Wally Hopp, senior associate dean at Michigan’s Ross School of Business, says some MBAs are sceptical about working at large companies altogether.
“If traditional organizations are going to capture these highly talented people, they will need to not just focus on people climbing the greasy pole to the C-suite,” he says.
Start-ups have seized upon the opportunity. “We see student interest in social start-ups that are disrupting financial services,” says Julie Morton, associate dean for career services at Chicago’s Booth School of Business, who points to impact investment advisory firms.
Banks have been among the worst hit. “The biggest investment banks used to have lines around the block from the most ambitious students. That is no longer the case,” says Daniela Papi-Thornton, deputy director of the Skoll Centre for Social Entrepreneurship at Oxford University’s Saïd Business School.
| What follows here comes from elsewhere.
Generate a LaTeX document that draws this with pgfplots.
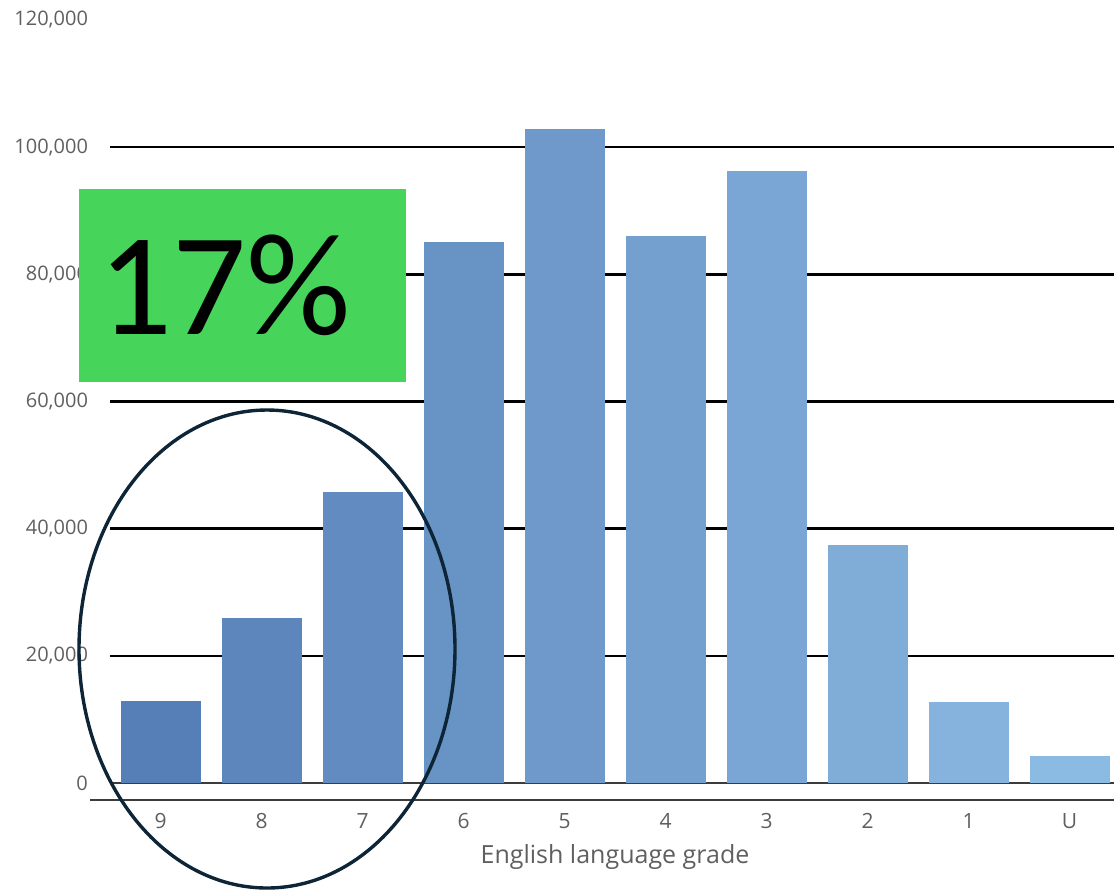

A survey of 16,000 millennials by Universum found that 73% value work-life balance more than a higher salary; 82% work-life balance over their position in a company. Banks have been some of the worst culprits on this front.
Elle Connor, an associate recruiter at Morgan Stanley’s investment bank, says: “It’s not a secret that investment banking is a challenging career. [But] we’ve made sure there are opportunities to improve the work-life balance.”
Tech has been one of the big beneficiaries of banks’ downfall. “It has become very attractive to work in the technology sector,” says Emily Taylor, director of MBA career education at UCLA Anderson School of Management. “….The level and scale of impact that these companies can make for their customers can be attractive.”
Impact is what tempted Ashley Bienvenu to Google in Silicon Valley as a development executive responsible for mobile partnerships in 2014, a year after completing an MBA at HEC Paris.
“Google allows you to use your assets and knowledge to make a tangible impact,” says Ashley, who is now a manager with Google Express, the search giant’s grocery deliveries business.